_Task requirements:_
Go through each line of the records below and count those with the word "this". Give only the count.

======== Raw data

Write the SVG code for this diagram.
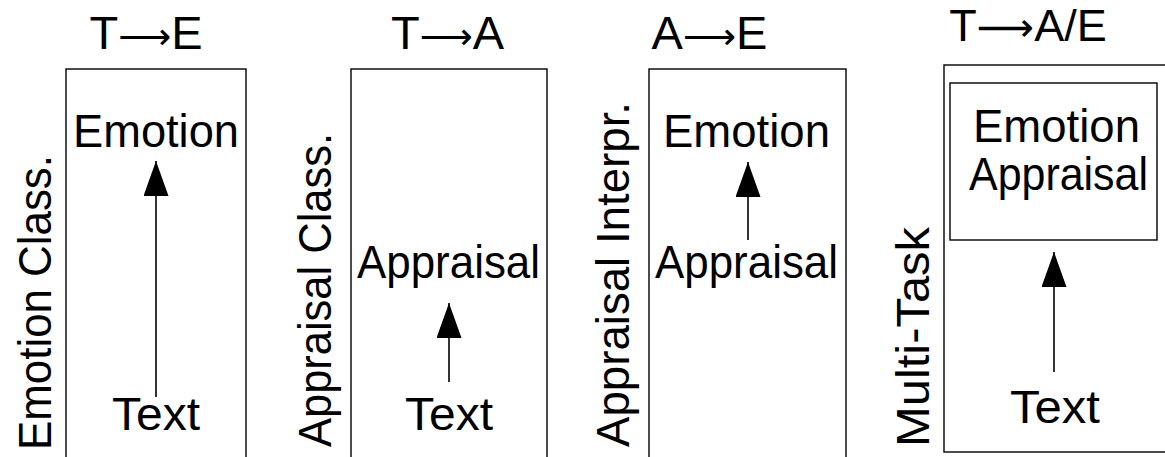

================
======== Raw data

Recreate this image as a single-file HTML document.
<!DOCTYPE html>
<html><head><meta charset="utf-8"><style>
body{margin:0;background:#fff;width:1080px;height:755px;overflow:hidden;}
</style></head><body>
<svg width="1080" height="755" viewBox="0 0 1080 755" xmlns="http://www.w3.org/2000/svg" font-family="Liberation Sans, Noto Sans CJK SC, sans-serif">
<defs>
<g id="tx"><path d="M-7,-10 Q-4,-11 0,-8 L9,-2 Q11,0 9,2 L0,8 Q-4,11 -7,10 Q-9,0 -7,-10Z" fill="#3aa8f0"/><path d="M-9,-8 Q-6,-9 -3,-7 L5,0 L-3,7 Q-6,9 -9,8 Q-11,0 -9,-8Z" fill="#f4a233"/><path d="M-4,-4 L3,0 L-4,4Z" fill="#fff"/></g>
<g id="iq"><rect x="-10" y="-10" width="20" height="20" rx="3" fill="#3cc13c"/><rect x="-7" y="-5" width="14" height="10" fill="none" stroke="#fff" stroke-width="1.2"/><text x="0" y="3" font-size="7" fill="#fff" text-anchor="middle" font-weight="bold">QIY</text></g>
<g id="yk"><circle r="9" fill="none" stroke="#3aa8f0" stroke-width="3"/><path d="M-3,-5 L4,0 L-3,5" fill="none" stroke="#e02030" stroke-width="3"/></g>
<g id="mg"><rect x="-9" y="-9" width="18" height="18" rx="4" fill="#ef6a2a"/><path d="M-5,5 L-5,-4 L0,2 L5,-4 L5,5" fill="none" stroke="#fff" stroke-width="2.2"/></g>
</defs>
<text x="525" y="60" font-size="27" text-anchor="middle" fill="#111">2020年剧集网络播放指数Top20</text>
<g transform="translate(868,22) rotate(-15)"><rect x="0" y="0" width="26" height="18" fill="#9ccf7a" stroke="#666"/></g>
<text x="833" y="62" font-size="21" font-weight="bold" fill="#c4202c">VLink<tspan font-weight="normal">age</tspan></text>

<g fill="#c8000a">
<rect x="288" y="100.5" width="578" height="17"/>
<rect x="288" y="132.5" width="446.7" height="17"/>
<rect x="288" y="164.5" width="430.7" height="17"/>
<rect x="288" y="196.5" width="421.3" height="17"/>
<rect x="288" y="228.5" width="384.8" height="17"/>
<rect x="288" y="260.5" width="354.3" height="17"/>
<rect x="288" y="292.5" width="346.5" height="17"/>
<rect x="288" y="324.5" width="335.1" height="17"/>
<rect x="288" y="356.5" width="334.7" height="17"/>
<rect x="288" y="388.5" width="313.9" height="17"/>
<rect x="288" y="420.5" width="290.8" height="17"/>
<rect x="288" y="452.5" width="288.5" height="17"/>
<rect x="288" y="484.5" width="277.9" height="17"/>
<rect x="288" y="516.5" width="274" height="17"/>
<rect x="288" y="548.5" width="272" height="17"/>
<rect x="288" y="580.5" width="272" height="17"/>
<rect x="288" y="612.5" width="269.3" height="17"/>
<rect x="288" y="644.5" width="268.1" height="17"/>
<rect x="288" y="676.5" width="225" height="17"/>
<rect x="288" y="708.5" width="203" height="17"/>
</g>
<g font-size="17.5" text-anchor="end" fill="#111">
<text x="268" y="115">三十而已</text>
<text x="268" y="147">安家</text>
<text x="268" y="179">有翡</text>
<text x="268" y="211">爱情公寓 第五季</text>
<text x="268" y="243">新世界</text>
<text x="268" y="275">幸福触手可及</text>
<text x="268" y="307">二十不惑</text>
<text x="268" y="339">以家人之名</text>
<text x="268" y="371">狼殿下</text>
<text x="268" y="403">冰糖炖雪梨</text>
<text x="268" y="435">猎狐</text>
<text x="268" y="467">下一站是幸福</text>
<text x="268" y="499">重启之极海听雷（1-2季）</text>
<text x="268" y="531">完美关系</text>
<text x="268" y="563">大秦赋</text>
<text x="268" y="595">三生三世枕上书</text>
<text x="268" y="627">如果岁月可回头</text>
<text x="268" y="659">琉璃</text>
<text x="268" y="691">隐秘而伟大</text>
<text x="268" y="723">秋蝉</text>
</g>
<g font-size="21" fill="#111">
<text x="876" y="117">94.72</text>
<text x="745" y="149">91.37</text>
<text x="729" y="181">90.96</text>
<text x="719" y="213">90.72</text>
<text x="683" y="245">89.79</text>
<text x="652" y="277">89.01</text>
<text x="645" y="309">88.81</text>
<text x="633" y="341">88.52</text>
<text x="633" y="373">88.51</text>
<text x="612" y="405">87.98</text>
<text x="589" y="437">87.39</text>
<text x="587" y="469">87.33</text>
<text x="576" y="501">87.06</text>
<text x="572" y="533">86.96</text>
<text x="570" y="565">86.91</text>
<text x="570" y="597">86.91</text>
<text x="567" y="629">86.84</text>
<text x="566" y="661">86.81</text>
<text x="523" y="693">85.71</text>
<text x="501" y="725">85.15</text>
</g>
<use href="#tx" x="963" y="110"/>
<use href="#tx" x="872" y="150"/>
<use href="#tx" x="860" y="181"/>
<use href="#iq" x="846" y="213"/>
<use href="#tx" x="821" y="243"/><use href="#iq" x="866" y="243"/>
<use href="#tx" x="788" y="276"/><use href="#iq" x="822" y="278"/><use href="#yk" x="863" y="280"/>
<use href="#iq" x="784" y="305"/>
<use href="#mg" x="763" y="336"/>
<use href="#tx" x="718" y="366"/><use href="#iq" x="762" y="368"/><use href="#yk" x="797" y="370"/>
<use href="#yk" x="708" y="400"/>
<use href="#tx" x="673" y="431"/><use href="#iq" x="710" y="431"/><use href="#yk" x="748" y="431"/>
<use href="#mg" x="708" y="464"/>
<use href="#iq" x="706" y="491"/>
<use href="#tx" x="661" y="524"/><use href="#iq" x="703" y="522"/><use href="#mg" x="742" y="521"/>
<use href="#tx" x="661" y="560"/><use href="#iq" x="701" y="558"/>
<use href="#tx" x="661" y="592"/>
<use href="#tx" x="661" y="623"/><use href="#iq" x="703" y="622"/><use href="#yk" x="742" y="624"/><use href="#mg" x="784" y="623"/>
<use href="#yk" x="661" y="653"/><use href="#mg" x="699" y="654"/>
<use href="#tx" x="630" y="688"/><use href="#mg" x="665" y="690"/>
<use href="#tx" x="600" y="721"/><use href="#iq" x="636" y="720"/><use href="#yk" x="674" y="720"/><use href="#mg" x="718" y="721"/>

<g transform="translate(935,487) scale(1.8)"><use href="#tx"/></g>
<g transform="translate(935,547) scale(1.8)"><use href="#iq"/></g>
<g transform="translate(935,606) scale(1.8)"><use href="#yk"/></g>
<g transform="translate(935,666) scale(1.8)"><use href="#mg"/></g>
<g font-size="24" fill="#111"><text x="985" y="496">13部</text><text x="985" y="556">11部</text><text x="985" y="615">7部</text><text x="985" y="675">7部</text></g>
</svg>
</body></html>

================

_Written solution:_
2